In the experiment that discovered parity violation, the researchers found that muons were emitted parallel (or antiparallel, I forget which - but it was one and not the other) to the angular momentum of decaying cobalt nuclei. If physics had been developed with a left-handed coordinate system, I think they would have found the opposite result, since angular momentum is something that we use the right-hand rule to define - but for exactly that reason, there's no fundamental distinction between a "parallel" result and an "antiparallel" result. The direction of angular momentum, and thus the word we use for the result of the cobalt decay experiment, is an artifact of our coordinate system.

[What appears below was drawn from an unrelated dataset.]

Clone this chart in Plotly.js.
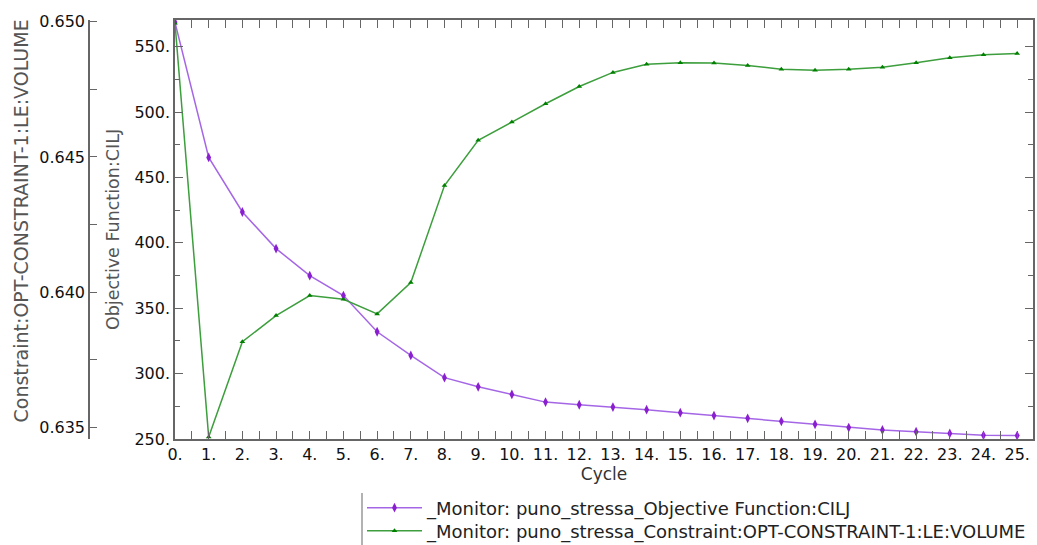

A: I read in a book recently a theoretical conversation between an alien and and an earthling where the earthling was trying to explain which hand is the right hand (without any visual contact) and which the left. The alien would have to perform experiments to determine a reference left or right. It turns out after a whole chapter showing how there isn't anything in nature inheritly differentiating between left and right, there was an experiment involving beta decay and the spin of neutrinos that came out. I don't remeber the details, but apparently deep in the bowels of the standard model in the universe there is sense of left and right, at least when it comes to subatomic particles.